Cependant, l’hypothèse de la rétroaction faciale n’est pas facile à prouver puisqu’il faut mesurer l’émotion et s’assurer que les personnes miment correctement les expressions.

Au fil de l'histoire

En 1978, les psychologues Paul Ekman et Wallace Friesen mettent au point une méthode de description des mouvements du visage (facial action coding system) qui devient le principal outil de mesure utilisé dans les études s'intéressant à l'expression faciale.

En 1988, le psychologue social Fritz Strack publie une étude qui montre l’existence du phénomène de rétroaction faciale. Dans son expérience, le chercheur demande à des participants d'évaluer le degré de drôlerie d'une série de dessins animés en tenant un crayon entre leurs lèvres, ce qui force un froncement de sourcils; puis entre les dents, ce qui oblige un sourire. Les résultats montraient que ceux qui souriaient ont jugé les dessins plus drôles que ceux qui fronçaient les sourcils.

En 2016, des expériences menées dans 17 laboratoires ne parviennent pas à répliquer les résultats obtenus en 1988.

En 2019, le chercheur Nicholas Coles, de l’Université Stanford, compile cinquante ans de recherches et 138 études dans une méta-analyse qui tend à montrer que la modification de l'expression du visage peut modifier les émotions ressenties.

À la suite de sa méta-analyse, le chercheur Nicholas Coles décide de trancher la question une fois pour toutes en regroupant au sein d’une même étude le projet "Many miles", des chercheurs qui défendent ou s’opposent à la théorie de la rétroaction faciale.

Des résultats déterminants

L'étude a été menée auprès de 3.878 participants dans 19 pays répartis en trois groupes dans lesquels les trois techniques utilisées dans les études précédentes ont été testées, à savoir "imiter les expressions faciales d'acteurs apparaissant sur des photos", "déplacer les coins de la bouche vers les joues en utilisant uniquement les muscles faciaux" ou encore "utiliser la technique du stylo dans la bouche qui consiste à déplacer les muscles faciaux pour simuler un sourire".

Dans chacun des groupes, la moitié des participants ont effectué la tâche en regardant des images joyeuses de chiots, de chatons, de fleurs et de feux d'artifice, et l'autre moitié a simplement observé un écran vide. Ils ont également vu ces mêmes types d'images (ou leur absence) en présentant une expression faciale neutre.

Les résultats obtenus permettent d’établir que les deux premières méthodes entraînent une augmentation perceptible du bonheur, ce qui prouve que les émotions humaines sont liées aux mouvements musculaires. La technique du stylo n’a pas donné de résultats concluants, probablement parce qu’elle ne permet pas de créer une expression authentique qui ressemble beaucoup au sourire.

Ces résultats constituent un argument convaincant en faveur d'un lien entre les émotions humaines et les mouvements musculaires ou d'autres sensations physiques.

"La rétroaction faciale existe, mais ses effets sont faibles.
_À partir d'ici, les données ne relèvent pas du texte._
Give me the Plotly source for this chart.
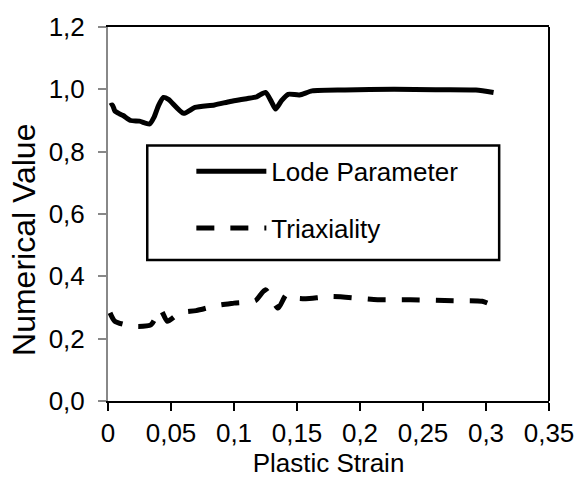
import plotly.graph_objects as go

lode_strain = [0.0016, 0.0035, 0.0054, 0.0093, 0.012, 0.018, 0.025, 0.033, 0.0365, 0.040, 0.044,
               0.048, 0.060, 0.069, 0.0845, 0.097, 0.110, 0.118, 0.125, 0.130, 0.133, 0.1376,
               0.143, 0.152, 0.162, 0.188, 0.227, 0.260, 0.292, 0.306]
lode_val = [0.947, 0.950, 0.931, 0.921, 0.916, 0.900, 0.898, 0.889, 0.910, 0.947, 0.974,
            0.968, 0.923, 0.942, 0.950, 0.961, 0.970, 0.976, 0.990, 0.958, 0.937, 0.963,
            0.984, 0.982, 0.995, 0.998, 1.000, 0.999, 0.998, 0.990]

triax_strain = [0.0016, 0.0054, 0.0197, 0.034, 0.0417, 0.047, 0.057, 0.070, 0.087, 0.100,
                0.117, 0.125, 0.135, 0.1415, 0.149, 0.157, 0.178, 0.214, 0.240, 0.274, 0.297, 0.307]
triax_val = [0.283, 0.256, 0.240, 0.244, 0.293, 0.256, 0.283, 0.290, 0.307, 0.314,
             0.322, 0.357, 0.298, 0.341, 0.330, 0.328, 0.335, 0.325, 0.325, 0.322, 0.320, 0.304]

x_ticks = [0, 0.05, 0.1, 0.15, 0.2, 0.25, 0.3, 0.35]
y_ticks = [0, 0.2, 0.4, 0.6, 0.8, 1.0, 1.2]

FONT = "Arial, Liberation Sans, sans-serif"

fig = go.Figure()
fig.add_trace(go.Scatter(x=lode_strain, y=lode_val, mode="lines", name="Lode Parameter",
                         legendgroup="a",
                         line=dict(color="black", width=5, shape="spline", smoothing=0.6)))
fig.add_trace(go.Scatter(x=triax_strain, y=triax_val, mode="lines", name="Triaxiality",
                         legendgroup="b",
                         line=dict(color="black", width=5, dash="18px,16px", shape="spline", smoothing=0.6)))

fig.update_layout(
    width=586, height=482,
    margin=dict(l=108, r=28, t=22, b=81),
    paper_bgcolor="white", plot_bgcolor="white",
    separators=", ",
    font=dict(family=FONT, size=26, color="black"),
    showlegend=True,
    legend=dict(x=0.189, y=0.677, xanchor="left", yanchor="top",
                bgcolor="rgba(0,0,0,0)", borderwidth=0,
                traceorder="grouped", tracegroupgap=20, itemwidth=70,
                font=dict(size=26, family=FONT)),
    xaxis=dict(range=[0, 0.35], tickvals=x_ticks, ticks="outside", ticklen=8, tickcolor="black",
               tickwidth=2, showline=True, linecolor="black", linewidth=2, mirror=True,
               showgrid=False, zeroline=False,
               title=dict(text="Plastic Strain", font=dict(size=26), standoff=4)),
    yaxis=dict(range=[0, 1.2], tickvals=y_ticks, tickformat=".1f", ticks="outside", ticklen=8,
               tickcolor="#888888", tickwidth=2, showline=True, linecolor="#888888", linewidth=2,
               showgrid=False, zeroline=False, ticklabelstandoff=8),
    annotations=[
        dict(text="Numerical Value", xref="paper", yref="paper", x=-0.191, y=0.43,
             xanchor="center", yanchor="middle", textangle=-90, showarrow=False,
             font=dict(size=32, family=FONT, color="black")),
    ],
    shapes=[
        dict(type="rect", xref="paper", yref="paper", x0=0.089, x1=0.887, y0=0.377, y1=0.683,
             line=dict(color="black", width=2.5), fillcolor="rgba(0,0,0,0)", layer="below"),
        dict(type="line", xref="paper", yref="paper", x0=1, x1=1, y0=0, y1=1,
             line=dict(color="black", width=2)),
    ],
)

fig.write_html("out.html")
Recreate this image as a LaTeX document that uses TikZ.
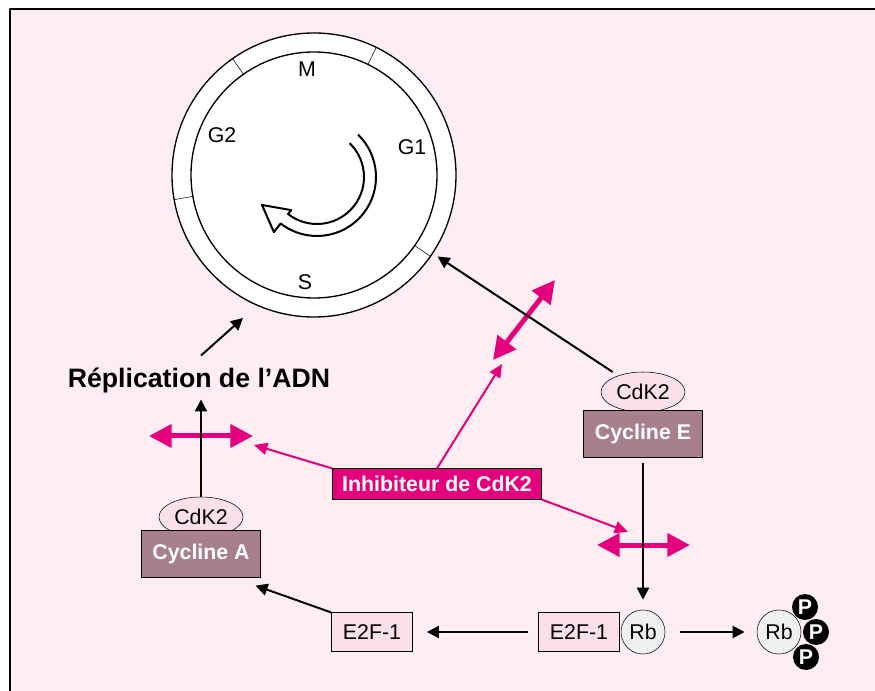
\documentclass[tikz,border=0pt]{standalone}
\usepackage{fontspec}
\setmainfont{Liberation Sans}
\usetikzlibrary{arrows.meta,shapes.geometric}
\definecolor{fond}{RGB}{255,238,241}
\definecolor{rosevif}{RGB}{228,0,124}
\definecolor{mauve}{RGB}{168,128,141}
\definecolor{rosepale}{RGB}{251,224,233}
\definecolor{grisrb}{RGB}{240,240,240}
\newcommand{\taille}{\fontsize{16}{19}\selectfont}
\newcommand{\titre}{\fontsize{20}{24}\selectfont\bfseries}
\begin{document}
\begin{tikzpicture}[x=0.75pt,y=-0.75pt,line join=round,font=\taille,
	fleche/.style={-{Triangle[length=9pt,width=9pt]},line width=1.5pt},
	vise/.style={-{Triangle[length=10pt,width=9pt]},rosevif,line width=1.5pt},
	bloque/.style={{Triangle[length=17pt,width=17pt]}-{Triangle[length=17pt,width=17pt]},rosevif,line width=3.75pt},
	cycline/.style={draw,fill=mauve,text=white,font=\taille\bfseries,minimum width=89pt,minimum height=35pt},
	cdk/.style={ellipse,draw,fill=rosepale,minimum width=63pt,minimum height=30pt,inner sep=0pt},
	facteur/.style={draw,fill=rosepale,minimum width=61pt,minimum height=29pt},
	rb/.style={circle,draw,fill=grisrb,minimum size=33pt,inner sep=0pt},
	phos/.style={circle,fill=black,minimum size=19.5pt,inner sep=0pt,text=white,font=\taille\bfseries}]
	\useasboundingbox (0,0) rectangle (875,691);
	% fond et cadre
	\fill[fond] (10,9) rectangle (875,691);
	\draw[line width=1pt] (10,691) -- (10,9) -- (875,9);
	% cycle cellulaire
	\node[circle,draw,line width=1pt,fill=white,minimum size=213pt,inner sep=0pt] (phases) at (314,175) {};
	\draw[line width=1pt] (phases.center) circle[radius=123];
	\foreach \a in {-125,-64,35,170} \draw ([shift={(\a:123)}]phases.center) -- ([shift={(\a:142)}]phases.center);
	\foreach \nom/\pos in {M/{(307,69)},G2/{(222,135)},G1/{(412,147)},S/{(305,282)}} \node (ph\nom) at \pos {\nom};
	% fleche du cycle
	\coordinate (O) at (317,177);
	\coordinate (pointe) at (262,205);
	\draw[line width=1.5pt] ([shift={(-46:47)}]O) arc[start angle=-46,end angle=128,radius=47]
		-- ([shift={(128:42)}]O) -- (pointe) -- ([shift={(128:70)}]O) -- ([shift={(128:59)}]O)
		arc[start angle=128,end angle=-46,radius=59];
	% noeuds
	\node[font=\titre,inner sep=2pt] (rep) at (199,380) {Réplication de l’ADN};
	\node[cdk] (cdkA) at (201,517) {CdK2};
	\node[cycline] (cycA) at (201,554) {Cycline A};
	\node[cdk] (cdkE) at (643,392) {CdK2};
	\node[cycline] (cycE) at (643,434) {Cycline E};
	\node[draw,fill=rosevif,text=white,font=\taille\bfseries,minimum width=157pt,minimum height=23pt,inner sep=2pt] (inh) at (437,484) {Inhibiteur de CdK2};
	\node[facteur] (e2fA) at (372,632) {E2F-1};
	\node[facteur] (e2f) at (579,632) {E2F-1};
	\node[rb] (rb) at (643,632) {Rb};
	\foreach \i/\pos in {1/{(805,607)},2/{(816,632)},3/{(806,657)}} \node[phos] (P\i) at \pos {P};
	\node[rb] (rbP) at (779,632) {Rb};
	% inhibition
	\coordinate (bA1) at (149,436); \coordinate (bA2) at (253,436);
	\coordinate (bS1) at (493,360); \coordinate (bS2) at (555,280);
	\coordinate (bE1) at (597,545); \coordinate (bE2) at (690,545);
	\foreach \z in {A,S,E} \draw[bloque] (b\z1) -- (b\z2);
	\coordinate (vA) at (254,445);
	\coordinate (vS) at (502,364);
	\coordinate (vE) at (628,532);
	\draw[vise] (inh.north west) -- (vA);
	\draw[vise] (inh.north) -- (vS);
	\draw[vise] (inh.south east) -- (vE);
	% fleches noires
	\coordinate (pS) at (243,318);
	\draw[fleche] (rep.north) ++(2,-9) -- (pS);
	\draw[fleche,shorten >=3pt] (cdkA) -- (cdkA |- rep.south);
	\draw[fleche,shorten <=5pt,shorten >=4pt] (cdkE) -- (phases);
	\draw[fleche,shorten <=4pt,shorten >=7.5pt] (cycE) -- (rb);
	\draw[fleche,shorten <=7.5pt,shorten >=10.5pt] (e2f) -- (e2fA);
	\draw[fleche] (e2fA.north west) -- ([shift={(-5,8)}]cycA.south east);
	\draw[fleche,shorten <=11pt,shorten >=9pt] (rb) -- (rbP);
\end{tikzpicture}
\end{document}
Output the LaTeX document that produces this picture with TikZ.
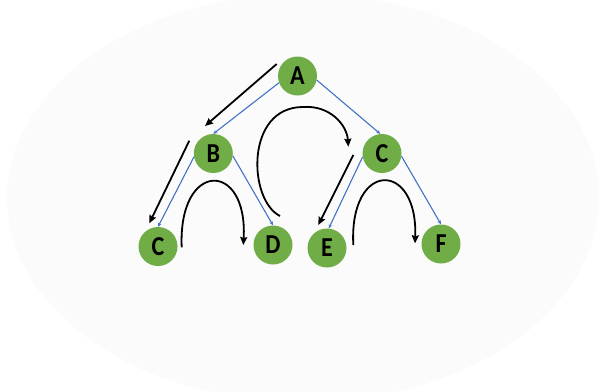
\documentclass[tikz,border=0pt]{standalone}
\usepackage{fontspec}
\setmainfont{Carlito}
\usetikzlibrary{arrows.meta}
\definecolor{nodegreen}{HTML}{70AD47}
\definecolor{edgeblue}{HTML}{4472C4}
\definecolor{bggray}{HTML}{FBFBFB}
\newcommand{\talltext}[1]{\scalebox{1}[1.14]{#1}}
\begin{document}
\begin{tikzpicture}[x=1pt,y=-1pt,
  treenode/.style={circle,fill=nodegreen,minimum size=39pt,inner sep=0pt,
    font=\bfseries\fontsize{24}{24}\selectfont},
  treeedge/.style={edgeblue,line width=1.1pt,-{Stealth[length=4pt,width=3.5pt]}},
  walk/.style={black,line width=1.8pt,-{Stealth[length=8pt,width=7pt,inset=1pt]}}]
\useasboundingbox (0,0) rectangle (601,391);
\fill[white] (0,0) rectangle (601,391);
\fill[bggray] (303,198) ellipse [x radius=296pt, y radius=204pt];

% nodes
\node[treenode] (nA)  at (297.5,76) {\talltext{A}};
\node[treenode] (nB)  at (213.3,153.5) {\talltext{B}};
\node[treenode] (nC)  at (382,153.5) {\talltext{C}};
\node[treenode] (nCl) at (158,246.5) {\talltext{C}};
\node[treenode] (nD)  at (273,245) {\talltext{D}};
\node[treenode] (nE)  at (327,248) {\talltext{E}};
\node[treenode] (nF)  at (441,244) {\talltext{F}};

% tree edges
\draw[treeedge] (nA.200) -- (nB.north);
\draw[treeedge] (nA.348) -- (nC.95);
\draw[treeedge] (nB.190) -- (nCl.north);
\draw[treeedge] (nB.353) -- (nD.north);
\draw[treeedge] (nC.190) -- (nE.85);
\draw[treeedge] (nC.352) -- (nF.north);

% traversal arrows
\coordinate (w1s) at (276.7,64);
\coordinate (w1e) at (205,126);
\coordinate (w2s) at (189.3,140.7);
\coordinate (w2e) at (149.3,223.3);
\coordinate (w3s) at (181.7,247.3);
\coordinate (w3e) at (243.3,245);
\coordinate (w4s) at (280,216);
\coordinate (w4t) at (303,107);
\coordinate (w4e) at (348.3,146.7);
\coordinate (w5s) at (353.3,155);
\coordinate (w5e) at (318.3,225);
\coordinate (w6s) at (353.3,245);
\coordinate (w6e) at (415,243.3);

\draw[walk] (w1s) -- (w1e);
\draw[walk] (w2s) -- (w2e);
\draw[walk] (w3s) .. controls (178,160) and (248,160) .. (w3e);
\draw[walk] (w4s) .. controls (248,200) and (245,107) .. (w4t)
               .. controls (330,105) and (347,125) .. (w4e);
\draw[walk] (w5s) -- (w5e);
\draw[walk] (w6s) .. controls (349,160) and (418,160) .. (w6e);
\end{tikzpicture}
\end{document}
Rien toutefois pour permettre d’espérer traiter la dépression", affirme Pierrich Plusquellec, qui pense toutefois que ces résultats, obtenus après des rétroactions faciales de 5 secondes, ouvrent la porte à d’autres expériences.

Pou rappel, il existe deux types de sourires. Le sourire vrai (involontaire) met en jeu les muscles grands zygomatiques, qui s'étirent obliquement de la pommette à la commissure des lèvres, et les muscles orbiculaires de l'œil, qui forment une zone elliptique autour des paupières et s'étalent en une couche mince sur les paupières elles-mêmes. Le second : sourire faux ou social (volontaire), dans lequel seuls les muscles zygomatiques sont contractés.